FT-IR spectra of Cu(I)-Y, Y(III)-Y and Cu(I)-Y(III)-Y before and after adsorbing different model gasolines: before absorption (a), after adsorbing M1 (b), M3 (c), M4 (d) and M5 (e)

Scheme 2
scheme 2

The mechanism of TP protonation on Brönsted acid sites

In addition to the four new peaks mentioned above, the adsorbents after adsorbing the model gasoline-containing xylenes (Fig. 5c–e) showed a new infrared band at 1497 cm−l, which can be attributed to the vibrations of the benzene ring of adsorbed xylenes (Li et al. 2009; Qin et al. 2014a). The differences between the adsorbents after absorbing different xylene isomers were detected in the range of 600–900 cm−1 (Fig. 5c–e), which could be ascribed to the characteristic adsorption peaks of adsorbed m-xylene, o-xylene and p-xylene in the fingerprint region, respectively.

4.2 Computer simulations

In an attempt to explain the reason for the observed selectivity trend in our studies, computer-aided orbital calculations of sulfur compounds and xylene isomers have been carried out, and the results are listed in Table 3. According to the chemical bond order data listed in Table 3, o-xylene possessed the lowest bond order value of 1.166, which indicated that the C–C chemical bonds in o-xylene were weak among its isomers. Therefore, o-xylene possessed the strongest ability for electronic delocalization, which means that o-xylene is the most easily adsorbed onto the adsorbents via π-complexation among its isomers (Velu et al. 2003). Therefore, the o-xylene might exhibit the strongest effect on ADS. The bond order of xylenes increased in the order of o-xylene (1.166) < m-xylene (1.441) < p-xylene (1.443). This result is in agreement with the result obtained in Sect. 3.2, which showed that the effect of xylenes on ADS of BT and TP decreased in the order of o-xylene > m-xylene > p-xylene (see Table S2 and Fig. 3).

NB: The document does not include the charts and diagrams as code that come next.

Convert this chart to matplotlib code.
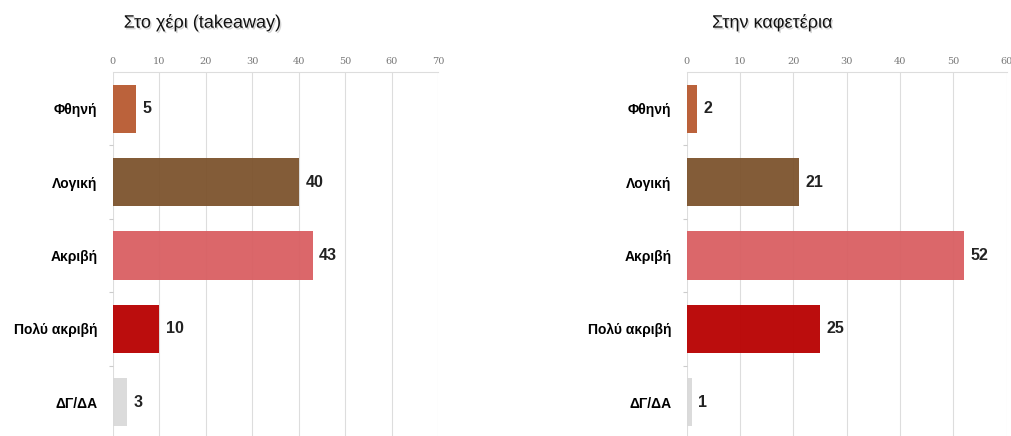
import matplotlib.pyplot as plt
import matplotlib.patheffects as pe
import numpy as np

# price perception survey, two contexts
categories = ["Φθηνή", "Λογική", "Ακριβή", "Πολύ ακριβή", "ΔΓ/ΔΑ"]
takeaway = [5, 40, 43, 10, 3]
cafe = [2, 21, 52, 25, 1]
colors = ["#b85a30", "#7c532d", "#d95f62", "#b80000", "#d9d9d9"]

sans = ["Liberation Sans", "DejaVu Sans"]

fig = plt.figure(figsize=(10.12, 4.36), dpi=100)
fig.patch.set_facecolor("white")

panels = [
    ("Στο χέρι (takeaway)", takeaway, [0.1114, -0.0070, 0.3217, 0.8419], 70, 0.200),
    ("Στην καφετέρια", cafe, [0.6785, -0.0070, 0.3162, 0.8419], 60, 0.763),
]

for title, values, pos, xmax, title_x in panels:
    ax = fig.add_axes(pos)
    y = np.arange(len(categories))
    ax.barh(y, values, height=0.655, color=colors, alpha=0.95, zorder=2)
    ax.set_xlim(0, xmax)
    ax.set_ylim(len(categories) - 0.5, -0.5)

    ax.xaxis.tick_top()
    ax.set_xticks(np.arange(0, xmax + 1, 10))
    ax.tick_params(axis="x", length=0, pad=4, labelsize=7, labelcolor="#777777")
    for lbl in ax.get_xticklabels():
        lbl.set_family("DejaVu Serif")
    ax.grid(axis="x", color="#dddddd", linewidth=0.8, zorder=0)

    ax.set_yticks(y)
    ax.set_yticklabels(categories, fontsize=10, fontweight="bold", family=sans)
    ax.tick_params(axis="y", length=0, pad=11)
    ax.set_yticks(np.arange(0.5, len(categories) - 0.5), minor=True)
    ax.tick_params(axis="y", which="minor", length=3, color="#cccccc", width=0.8)

    for s in ["right", "bottom", "left"]:
        ax.spines[s].set_visible(False)
    ax.spines["top"].set_color("#dddddd")
    ax.spines["top"].set_linewidth(0.8)

    for yi, v in zip(y, values):
        ax.text(v + xmax * 0.02, yi, str(v), va="center", ha="left",
                fontsize=11.5, fontweight="bold", family=sans, color="#222222")

    fig.text(title_x, 0.948, title, ha="center", va="center", fontsize=13,
             family=sans, color="#111111",
             path_effects=[pe.withSimplePatchShadow(offset=(1, -1.2), alpha=0.25,
                                                    shadow_rgbFace="#555555")])

fig.savefig("out.png", dpi=100, facecolor="white")
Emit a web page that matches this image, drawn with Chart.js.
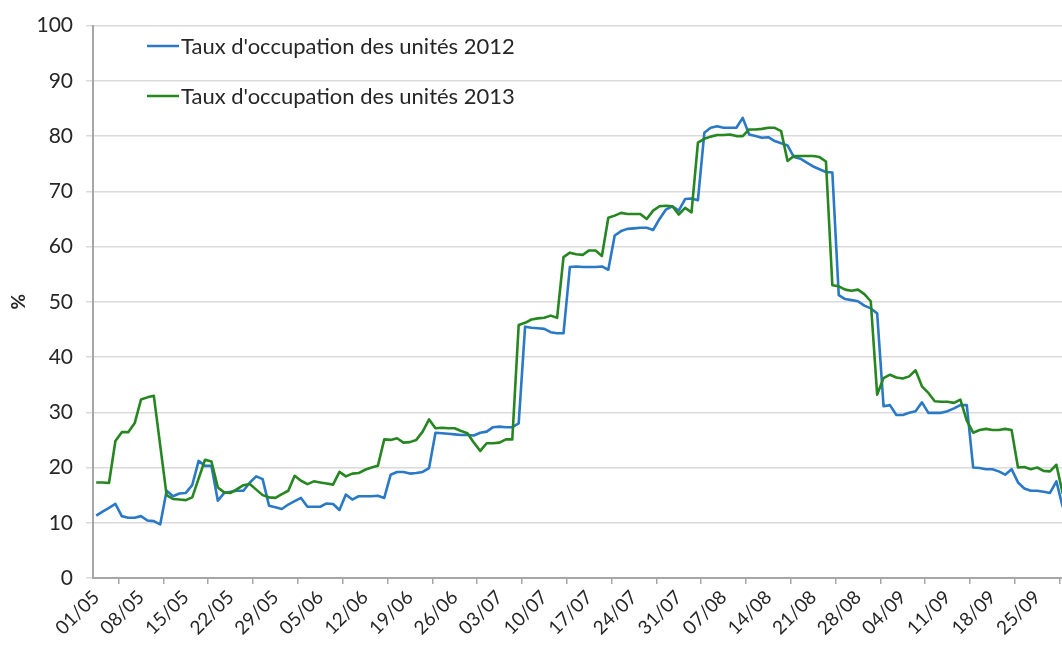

Table 3 Electron density of sulfur atom and bond order of the largest bonds of xylene iosmers obtained from computer-simulated molecular orbital calculations

The electron density (Velu et al. 2003) and adsorption energy (Wang et al. 2012) obtained from references are also listed in Table 3. It can be seen that the electron density and adsorption energy were both in the order of BT (1.769, 22.9 kcal mol−1) > TP (5.696, 21.4 kcal mol−1). The BT, which possessed the higher electron density, leads to the stronger linkage with metal sites via the S-M interaction. While the higher adsorption energy of BT means strong interaction between sulfur and zeolites. Therefore, the higher ADS selectivity to BT than TP on the Cu(I)-Y(III)-Y could be explained by the higher adsorption energy and electron density of BT compared with those of TP.

5 Conclusions

The Y(III) and Cu(II) bimetal-exchanged NaY zeolite with a desirable adsorption selectivity was prepared by ion-exchange method, and then the Cu(I)-Y(III)-Y was obtained by reduction. The TG-DTG analysis demonstrated that a new strong S-M interaction active site was formed on Cu(I)-Y(III)-Y, which might be caused by the synergistic effect between Cu(I) and Y(III). The ADS performances of Y(III)-Y with and without aromatic competitors were both higher than that of most reported CeY. The Y(III)-based Cu(I)-Y(III)-Y demonstrated the higher breakthrough loading than that of reported Ce(III)/Ce(IV)-based transition metal Y zeolites, showing that the Y(III) ions play a promoting role in improving the selective ADS. The Cu(I)-Y(III)-Y zeolite bind sulfur compounds via π-complexation, direct coordination (S-M) interactions and protonation. It possessed the highest breakthrough loading for the model oils containing xylene isomers, and the breakthrough loading decreased in the order of Cu(I)-Y(III)-Y > Y(III)-Y > Cu(I)-Y, which indicated that Cu(I)-Y(III)-Y is a kind of promising adsorbent. The effects of the xylene isomers on ADS onto zeolites exhibited the same trend with the bond order of xylenes, which was in the order of o-xylene > m-xylene > p-xylene.